Data Generation#

This workflow covers generating a new dataset using Isaac Lab Mimic.

Note that this tutorial assumes that you’ve completed the preceding step (Teleoperation Data Collection). If you do not want to do the preceding step of recording demonstrations, you can jump to you can download the pre-generated dataset either in Step 1: Annotate Demonstrations or Step 2: Generate Augmented Dataset below.

Docker Container: Base (see Docker Containers for more details)

./docker/run_docker.sh

Step 1: Annotate Demonstrations#

This step describes how to manually annotate the demonstrations recorded in the preceding step such that they can be used by Isaac Lab Mimic. For automatic annotation the user needs to define subtasks in their task definition, we do not show how to do this in this tutorial. The process of annotation involves segmenting demonstrations into two subtasks (reach, open door): For more details on mimic annotation, please refer to the Isaac Lab Mimic documentation.

To skip this step, you can download the pre-annotated dataset from Hugging Face as described below.

Download Pre-annotated Dataset (skip annotation step)

These commands can be used to download the pre-annotated dataset, such that the annotation step can be skipped.

To download run:

hf download \
   nvidia/Arena-GR1-Manipulation-Task \
   arena_gr1_manipulation_dataset_annotated.hdf5 \
   --repo-type dataset \
   --local-dir $DATASET_DIR

To start the annotation process run the following command:

python isaaclab_arena/scripts/annotate_demos.py \
  --device cpu \
  --input_file $DATASET_DIR/arena_gr1_manipulation_dataset_recorded.hdf5 \
  --output_file $DATASET_DIR/arena_gr1_manipulation_dataset_annotated.hdf5 \
  --enable_pinocchio \
  --mimic \
  gr1_open_microwave

Follow the instructions described on the CLI to mark subtask boundaries:

  1. Reach: Robot reaches toward the microwave door

  2. Open door: Robot opens the door

Step 2: Generate Augmented Dataset#

Isaac Lab Mimic generates additional demonstrations from a small set of annotated demonstrations by using rigid body transformations to introduce variations.

This step can be skipped by downloading the pre-generated dataset from Hugging Face as described below.

Download Pre-generated Dataset (skip data generation step)
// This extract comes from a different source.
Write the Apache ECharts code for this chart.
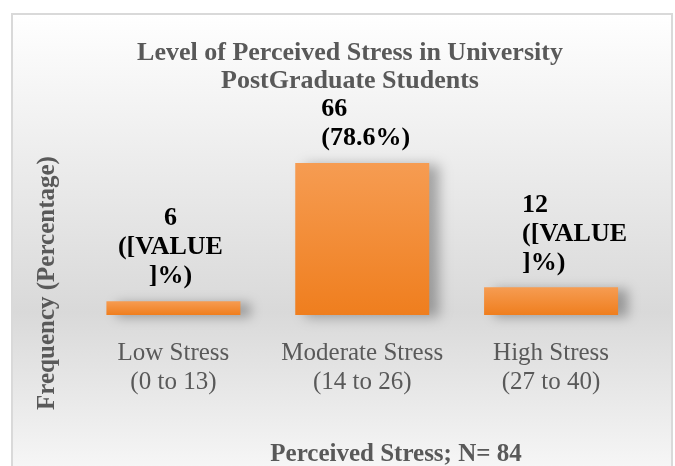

These commands can be used to download the pre-generated dataset, such that the data generation step can be skipped.

hf download \
   nvidia/Arena-GR1-Manipulation-Task \
   arena_gr1_manipulation_dataset_generated.hdf5 \
   --repo-type dataset \
   --local-dir $DATASET_DIR

Generate the dataset:

python isaaclab_arena/scripts/generate_dataset.py \
  --device cpu \
  --generation_num_trials 50 \
  --num_envs 10 \
  --input_file $DATASET_DIR/arena_gr1_manipulation_dataset_annotated.hdf5 \
  --output_file $DATASET_DIR/arena_gr1_manipulation_dataset_generated.hdf5 \
  --enable_pinocchio \
  --enable_cameras \
  --headless \
  --mimic \
  gr1_open_microwave

Data generation takes 30-60 minutes depending on hardware. If you want to visualize the data generation process, remove --headless to visualize data generation.

Step 3: Validate Generated Data (Optional)#

In order to validation the generated dataset, you can replay the generated data through the robot, in order to check (visually) if the robot is able to perform the task successfully. To do so, run the following command:

python isaaclab_arena/scripts/replay_demos.py \
  --device cpu \
  --enable_cameras \
  --dataset_file $DATASET_DIR/arena_gr1_manipulation_dataset_generated.hdf5 \
  gr1_open_microwave \
  --embodiment gr1_pink

You should see the robot successfully perform the task.

GR1 opening the microwave door

IsaacLab Arena GR1 opening the microwave door#

Note

The dataset was generated using CPU device physics, therefore the replay uses --device cpu to ensure reproducibility.